(a) A lodger who is subject to Section 1946.5 of the Civil Code and who remains on the premises of an owner-occupied dwelling unit after receipt of a notice terminating the hiring, and expiration of the notice period, provided in Section 1946.5 of the Civil Code is guilty of an infraction and may, pursuant to Section 837, be arrested for the offense by the owner, or in the event the owner is represented by a court-appointed conservator, executor, or administrator, by the owner’s representative. Notwithstanding Section 853.5, the requirement of that section for release upon a written promise to appear shall not preclude an assisting peace officer from removing the person from the owner-occupied dwelling unit.
(b) The removal of a lodger from a dwelling unit by the owner pursuant to subdivision (a) is not a forcible entry under the provisions of Section 1159 of the Code of Civil Procedure and shall not be a basis for civil liability under that section.
(c) Chapter 5 (commencing with Section 1980) of Title 5 of Part 4 of Division 3 of the Civil Code applies to any personal property of the lodger which remains on the premises following the lodger’s removal from the premises pursuant to this section.
(d) Nothing in this section shall be construed to limit the owner’s right to have a lodger removed under other provisions of law.

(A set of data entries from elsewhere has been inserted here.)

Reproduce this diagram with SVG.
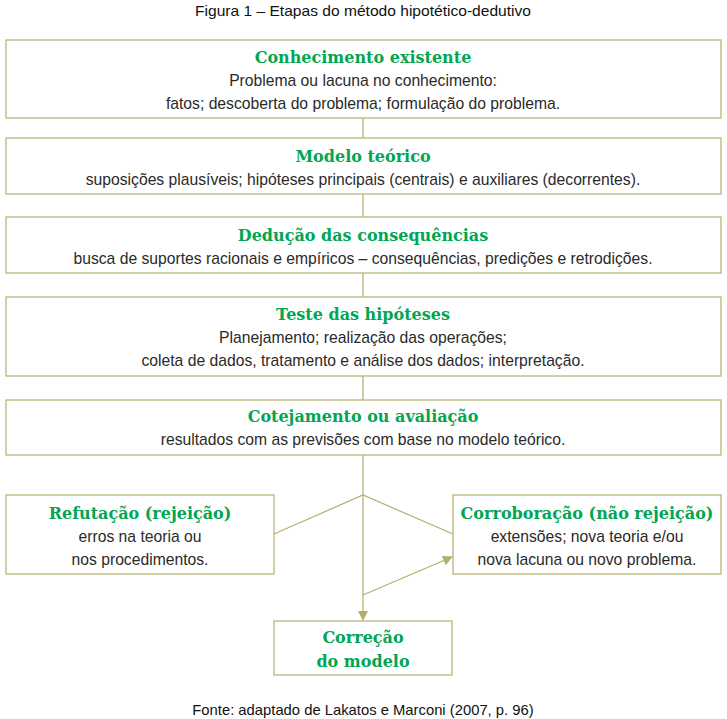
<svg xmlns="http://www.w3.org/2000/svg" width="727" height="719" viewBox="0 0 727 719">
<defs>
<marker id="ah" markerWidth="10" markerHeight="10" refX="9" refY="5" orient="auto" markerUnits="userSpaceOnUse">
<path d="M0,0 L10,5 L0,10 Z" fill="#B5AE6A"/>
</marker>
<style>
.box{fill:#fff;stroke:#B5AE6A;stroke-width:1.2}
.ttl{font-family:"DejaVu Serif",serif;font-weight:bold;font-size:16px;fill:#00A651;text-anchor:middle}
.txt{font-family:"Liberation Sans",Arial,sans-serif;font-size:15.7px;fill:#2a2a2a;text-anchor:middle}
.cap{font-family:"Liberation Sans",Arial,sans-serif;font-size:14.8px;fill:#111;text-anchor:middle}
.ln{fill:none;stroke:#B5AE6A;stroke-width:1.2}
</style>
</defs>
<rect width="727" height="719" fill="#fff"/>
<text class="cap" x="363" y="16" textLength="336" lengthAdjust="spacingAndGlyphs">Figura 1 – Etapas do método hipotético-dedutivo</text>
<g id="connectors">
<line class="ln" x1="363" y1="118" x2="363" y2="138"/>
<line class="ln" x1="363" y1="194" x2="363" y2="217"/>
<line class="ln" x1="363" y1="273" x2="363" y2="297"/>
<line class="ln" x1="363" y1="376" x2="363" y2="400"/>
<line class="ln" x1="363" y1="455" x2="363" y2="620" marker-end="url(#ah)"/>
<polyline class="ln" points="274,534 363,495 453,534"/>
<line class="ln" x1="363" y1="595" x2="452" y2="557" marker-end="url(#ah)"/>
</g>
<g id="n1">
<rect class="box" x="6" y="40" width="715" height="78"/>
<text class="ttl" x="363" y="63">Conhecimento existente</text>
<text class="txt" x="363" y="86">Problema ou lacuna no conhecimento:</text>
<text class="txt" x="363" y="109">fatos; descoberta do problema; formulação do problema.</text>
</g>
<g id="n2">
<rect class="box" x="6" y="138" width="715" height="56"/>
<text class="ttl" x="363" y="162">Modelo teórico</text>
<text class="txt" x="363" y="185">suposições plausíveis; hipóteses principais (centrais) e auxiliares (decorrentes).</text>
</g>
<g id="n3">
<rect class="box" x="6" y="217" width="715" height="56"/>
<text class="ttl" x="363" y="241">Dedução das consequências</text>
<text class="txt" x="363" y="264">busca de suportes racionais e empíricos – consequências, predições e retrodições.</text>
</g>
<g id="n4">
<rect class="box" x="6" y="297" width="715" height="79"/>
<text class="ttl" x="363" y="320">Teste das hipóteses</text>
<text class="txt" x="363" y="343">Planejamento; realização das operações;</text>
<text class="txt" x="363" y="366">coleta de dados, tratamento e análise dos dados; interpretação.</text>
</g>
<g id="n5">
<rect class="box" x="6" y="400" width="715" height="55"/>
<text class="ttl" x="363" y="422">Cotejamento ou avaliação</text>
<text class="txt" x="363" y="445">resultados com as previsões com base no modelo teórico.</text>
</g>
<g id="n6">
<rect class="box" x="6" y="495" width="268" height="79"/>
<text class="ttl" x="140" y="519">Refutação (rejeição)</text>
<text class="txt" x="140" y="542">erros na teoria ou</text>
<text class="txt" x="140" y="565">nos procedimentos.</text>
</g>
<g id="n7">
<rect class="box" x="453" y="495" width="268" height="79"/>
<text class="ttl" x="587" y="519">Corroboração (não rejeição)</text>
<text class="txt" x="587" y="542">extensões; nova teoria e/ou</text>
<text class="txt" x="587" y="565">nova lacuna ou novo problema.</text>
</g>
<g id="n8">
<rect class="box" x="274" y="621" width="178" height="54"/>
<text class="ttl" x="363" y="643">Correção</text>
<text class="ttl" x="363" y="667">do modelo</text>
</g>
<text class="cap" x="363" y="715">Fonte: adaptado de Lakatos e Marconi (2007, p. 96)</text>
</svg>
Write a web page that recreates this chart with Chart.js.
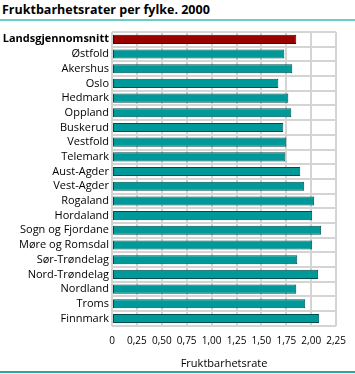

(e) Except as provided in subdivision (b), nothing in this section shall be construed to limit or affect in any way any cause of action an owner or lodger may have for damages for any breach of the contract of the parties respecting the lodging.
(f) This section applies only to owner-occupied dwellings where a single lodger resides. Nothing in this section shall be construed to determine or affect in any way the rights of persons residing as lodgers in an owner-occupied dwelling where more than one lodger resides.